Ambos partilham algo (os pais assassinados e o desejo de vingar as suas mortes
violentas), porém Laertes é decidido e ativo na obtenção da vingança, não
perdendo tempo com reflexões ou hesitações, nem com a certificação da pessoa
responsável pela morte do progenitor e da irmã. Ao tomar conhecimento da morte
de Polónio, regressa imediatamente à Dinamarca e, furioso, invade o castelo de
Elsinore com a intenção de vingar a morte do pai. A sua paixão e impulsividade
são claras na maneira rápida e decidida como busca justiça, sem pensar ou ter
em conta todas as circunstâncias e consequências. Não obstante essas diferenças
entre as duas personagens não impede que o final de ambos seja o mesmo: a
morte. Por trás de tudo isso está outro traço semelhante entre os dois: a
obsessão pela honra da família.
No entanto,
a sua forma de ser e agir acabam por se voltar contra ele. Com efeito, o seu
caráter impulsivo e irrefletido fazem de si uma presa fácil para Cláudio
manipular, no sentido de atingir os seus objetivos, ou seja, de eliminar
Hamlet. Assim, o rei, compreendendo que Laertes está furioso com a morte do pai
e devastado com a da irmã, canaliza esses sentimentos na direção do sobrinho/
enteado, o grande obstáculo à conservação do seu poder, aproveitando
astutamente a vulnerabilidade emocional para o atiçar contra o inimigo comum.

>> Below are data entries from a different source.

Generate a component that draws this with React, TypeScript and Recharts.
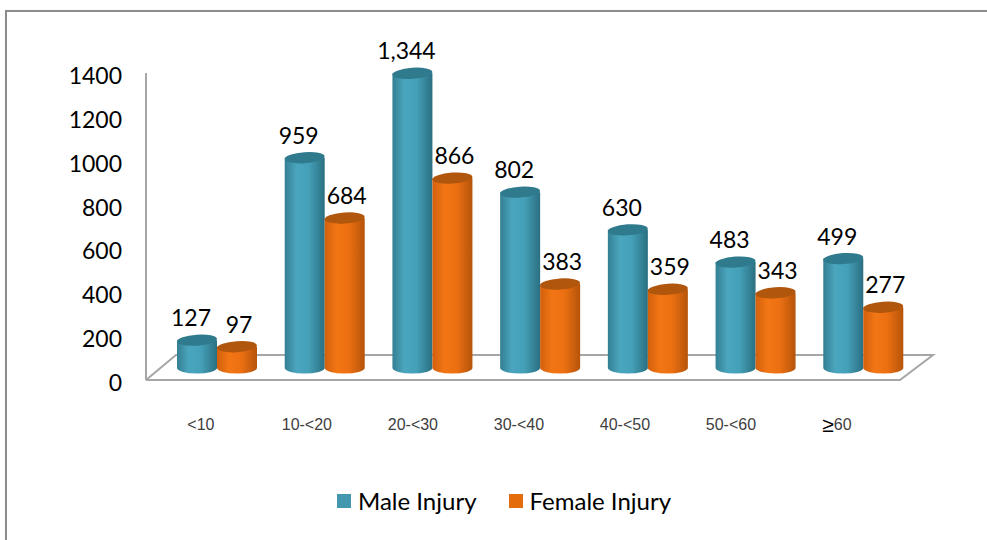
import React from 'react';
import { BarChart, Bar, XAxis, YAxis, LabelList, Customized } from 'recharts';

const categories = ['<10', '10-<20', '20-<30', '30-<40', '40-<50', '50-<60', '≥60'];
const maleInjury = [127, 959, 1344, 802, 630, 483, 499];
const femaleInjury = [97, 684, 866, 383, 359, 343, 277];
const yTicks = [0, 200, 400, 600, 800, 1000, 1200, 1400];

const data = categories.map((age, i) => ({
  age,
  male: maleInjury[i],
  female: femaleInjury[i],
}));

const W = 987;
const H = 540;
const PLOT_LEFT = 163;
const PLOT_RIGHT = 917;
const PLOT_TOP = 61;
const PLOT_BOTTOM = 368;
const X_AXIS_H = 60;

const FONT = 'Lato, "Open Sans", sans-serif';

const MALE = { top: '#2f7a8d', legend: '#4398b0', grad: 'gradMale', labelDx: -6 };
const FEMALE = { top: '#b0560d', legend: '#e46c0a', grad: 'gradFemale', labelDx: 2 };

function Cylinder(props: any) {
  const { x, y, width, height, kind } = props;
  if (width == null || height == null) return null;
  const c = kind === 'male' ? MALE : FEMALE;
  const rx = width / 2;
  const ry = 5.5;
  const cx = x + rx;
  const bottom = y + height;
  return (
    <g>
      <path
        d={`M${x},${y} L${x},${bottom} A${rx},${ry} 0 0 0 ${x + width},${bottom} L${x + width},${y} Z`}
        fill={`url(#${c.grad})`}
      />
      <ellipse cx={cx} cy={y} rx={rx} ry={ry} fill={c.top} transform={`rotate(-4 ${cx} ${y})`} />
    </g>
  );
}

function ValueLabel(props: any) {
  const { x, y, width, value, dx } = props;
  return (
    <text
      x={x + width / 2 + dx}
      y={y - 14}
      textAnchor="middle"
      fontFamily={FONT}
      fontSize={23}
      fill="#000"
    >
      {Number(value).toLocaleString('en-US')}
    </text>
  );
}

function YTick(props: any) {
  const { y, payload } = props;
  return (
    <text
      x={PLOT_LEFT - 41}
      y={y + 14}
      textAnchor="end"
      dominantBaseline="central"
      fontFamily={FONT}
      fontSize={23}
      fill="#000"
    >
      {payload.value}
    </text>
  );
}

function XTick(props: any) {
  const { x, payload, index } = props;
  const label: string = payload.value;
  const ge = label.startsWith('≥');
  return (
    <text
      x={x - 16 - index * 1.7}
      y={PLOT_BOTTOM + 56}
      textAnchor="middle"
      dominantBaseline="central"
      fontFamily='"Liberation Sans", Arial, sans-serif'
      fontSize={16}
      fill="#404040"
    >
      {ge ? (
        <>
          <tspan fontSize={21} fill="#000">≥</tspan>
          <tspan>{label.slice(1)}</tspan>
        </>
      ) : (
        label
      )}
    </text>
  );
}

// floor + left wall edge, drawn behind the cylinders
function Floor() {
  const front = PLOT_BOTTOM + 12;
  const back = PLOT_BOTTOM - 13;
  const stroke = '#a6a6a6';
  return (
    <g>
      <polyline
        points={`${PLOT_LEFT - 17},${front} ${PLOT_RIGHT - 17},${front} ${PLOT_RIGHT + 16},${back} ${PLOT_LEFT + 13},${back} ${PLOT_LEFT - 17},${front}`}
        fill="none"
        stroke={stroke}
        strokeWidth={2}
      />
      <line x1={PLOT_LEFT - 17} y1={front} x2={PLOT_LEFT - 17} y2={PLOT_TOP + 12} stroke={stroke} strokeWidth={2} />
    </g>
  );
}

function LegendItem({ color, label }: { color: string; label: string }) {
  return (
    <div style={{ display: 'flex', alignItems: 'center', marginRight: 32 }}>
      <span style={{ width: 14, height: 14, background: color, display: 'inline-block', marginRight: 7 }} />
      <span style={{ fontFamily: FONT, fontSize: 24, color: '#000' }}>{label}</span>
    </div>
  );
}

export default function App() {
  return (
    <div style={{ position: 'absolute', left: 0, top: 0, width: W, height: H, overflow: 'hidden', background: '#fff' }}>
      <div
        style={{
          position: 'absolute',
          left: 5,
          top: 10,
          width: W + 50,
          height: H + 50,
          border: '2px solid #8c8c8c',
          boxShadow: '1px 1px 2px rgba(0,0,0,0.25)',
        }}
      />
      <div style={{ position: 'absolute', left: 0, top: 0 }}>
        <BarChart
          width={W}
          height={H}
          data={data}
          barSize={40}
          barGap={0}
          margin={{ top: PLOT_TOP, right: W - PLOT_RIGHT, bottom: H - PLOT_BOTTOM - X_AXIS_H, left: 0 }}
        >
          <defs>
            <linearGradient id="gradMale" x1="0" y1="0" x2="1" y2="0">
              <stop offset="0%" stopColor="#347f93" />
              <stop offset="30%" stopColor="#4aa6be" />
              <stop offset="60%" stopColor="#44a0b8" />
              <stop offset="100%" stopColor="#2b6f81" />
            </linearGradient>
            <linearGradient id="gradFemale" x1="0" y1="0" x2="1" y2="0">
              <stop offset="0%" stopColor="#d2600c" />
              <stop offset="30%" stopColor="#f27614" />
              <stop offset="60%" stopColor="#ec7012" />
              <stop offset="100%" stopColor="#b5540a" />
            </linearGradient>
          </defs>
          <Customized component={<Floor />} />
          <XAxis dataKey="age" height={X_AXIS_H} axisLine={false} tickLine={false} tick={<XTick />} interval={0} />
          <YAxis
            width={PLOT_LEFT}
            domain={[0, 1400]}
            ticks={yTicks}
            axisLine={false}
            tickLine={false}
            tick={<YTick />}
          />
          <Bar dataKey="male" name="Male Injury" shape={<Cylinder kind="male" />} isAnimationActive={false}>
            <LabelList dataKey="male" content={<ValueLabel dx={MALE.labelDx} />} />
          </Bar>
          <Bar dataKey="female" name="Female Injury" shape={<Cylinder kind="female" />} isAnimationActive={false}>
            <LabelList dataKey="female" content={<ValueLabel dx={FEMALE.labelDx} />} />
          </Bar>
        </BarChart>
      </div>
      <div style={{ position: 'absolute', left: 337, top: 486, display: 'flex' }}>
        <LegendItem color={MALE.legend} label="Male Injury" />
        <LegendItem color={FEMALE.legend} label="Female Injury" />
      </div>
    </div>
  );
}
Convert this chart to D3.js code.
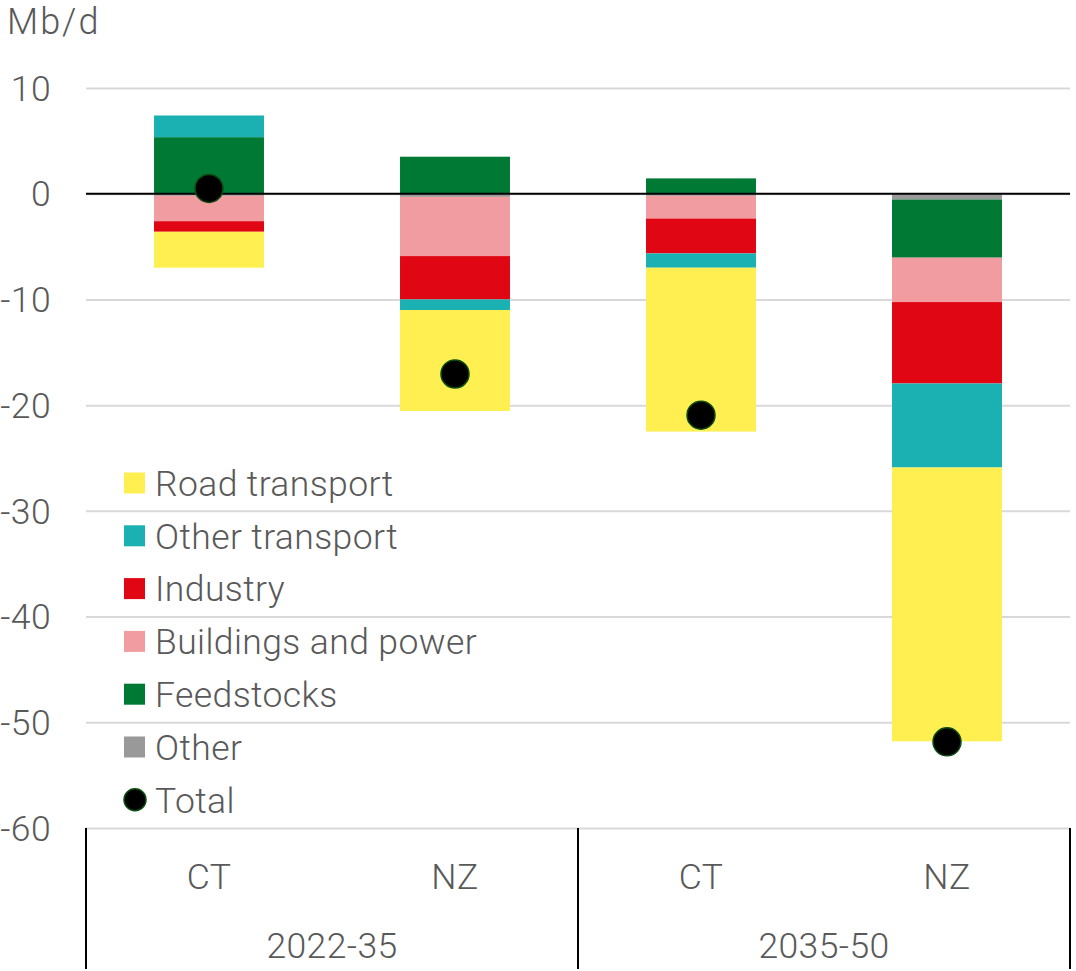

Para isso, instila no jovem a noção da culpabilidade de Hamlet, alimentando e
direcionando dessa forma o desejo de vingança. E nada o detém: insinua que o
príncipe tem de ser punido e joga com a honra pessoal e familiar, sugerindo
que, se nada fizer para repor a justiça, tal ausência de ação seria profundamente
desonroso para Laertes. Depois de manipular o filho de Polónio de maneira hábil
e astuta, propõe-lhe um plano para vingar a morte do pai num duelo contra
Hamlet, sugerindo que use uma espada afiada e envenenada para garantir que o
adversário morra durante o confronto ao ser atingido. Além disso, envenena uma
taça de vinho que seria oferecida a Hamlet caso ele vencesse o duelo,
estabelecendo, assim, um plano duplo para garantir a sua morte. Porém, a
astúcia cruel de Cláudio não se esgota aí: ele manipula o orgulho, a vaidade e
a honra de Laertes, sugerindo que prove a sua habilidade na esgrima ao mesmo
tempo que vinga o pai de modo digno e público, apelando, desta forma, ao
sentido de honra do jovem e à necessidade de demonstrar publicamente o seu
valor.
O filho de
Polónio serve a sua coroa, mas antes de tudo situa-se a família, claramente a
sua prioridade e a instituição pela qual está sempre disposto a lutar. Essa
lealdade para com a família, que inicialmente parece ser uma qualidade sem
mácula, cega-o, orientando-o para um único curso de ação: a violência. Nesse
contexto, os seus métodos são simples e práticos: encontrar Hamlet e assassina-lo
assim que o vir. Só após a insistência de Cláudio se convence a agir de outro
modo, isto é, a fazer com que a morte de Hamlet pareça um acidente.
Instantes
antes de morrer, Laertes percebe o seu erro em toda a trama e revela a Hamlet a
traição de Cláudio, imediatamente antes de perdoar o príncipe pela sua atuação
na morte de Polónio.
Em suma,
Laertes é claramente uma figura trágica que cai por causa das suas próprias
ações. Durante o duelo final, ele é mortalmente ferido pela própria espada
envenenada que havia preparado, em conluio com Cláudio, num gesto traiçoeiro,
para liquidar Hamlet. Compreendendo, nos momentos finais, que foi vítima da
manipulação do rei e que a sua obsessão por vingança resultou na sua própria
morte, mostra-se arrependido e pede também perdão a Hamlet, revelando, assim, um
lado mais nobre e consciente das suas próprias falhas.